# VBForums UtilityBank > UtilityBank - Utilities >  [Submission] SnapPro

## fattysc

This program adds on to the Windows 7 snap feature. Not only does it let you snap left and right. It will let you snap top and bottom.

There are two ways to achieve the snap features.

1: Hold the ctrl button and drag the window to the desired location.
or
2: Hold the ctrl button and point your mouse to the desired location.

Yep, that easy. It should work in Windows XP too. I haven't had anybody test it. But, the api's work in xp I do believe. I wasn't sure how to package this so I just rar'd the entire project. It can most likely be rewritten to look and work better. 

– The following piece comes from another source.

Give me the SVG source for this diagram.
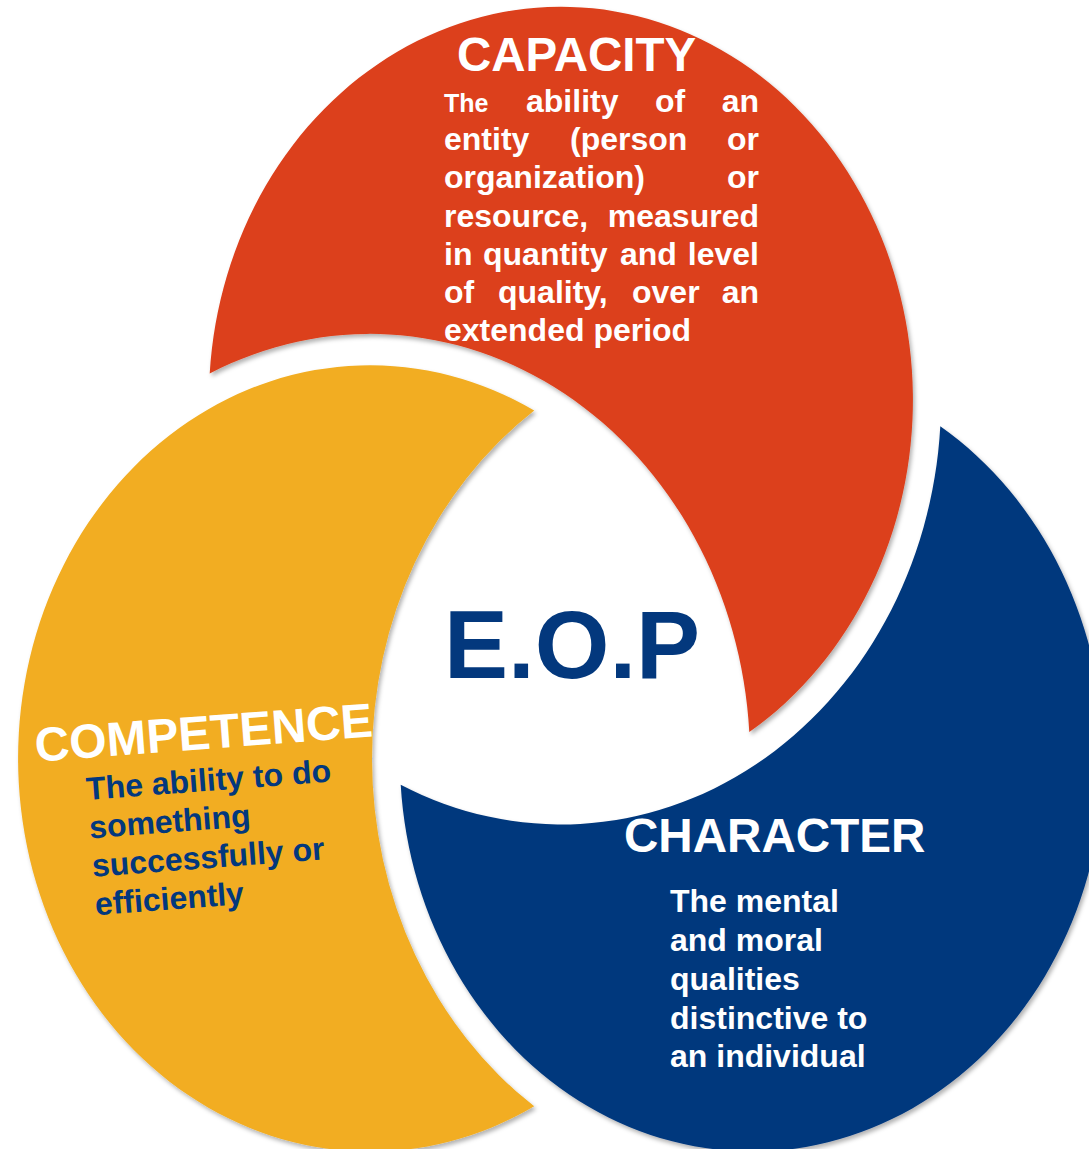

It uses a windowshooklib I think I found here. Credit goes to the author for that file.

Have fun!

----------


## Nightwalker83

Cool! Just for future reference you can post your code in the code bank.

----------


## Hack

_Moved To The CodeBank_

----------


## si_the_geek

Actually as it seems to be a full program (I can't open .rar files to check), the UtilityBank is the place... _thread moved_

----------


## fattysc

Well it is the source code and the compiled exe. It is the entire project folder.

----------


## si_the_geek

I meant full program as in an entire program, rather than just a code snippet that could be used as part of a program.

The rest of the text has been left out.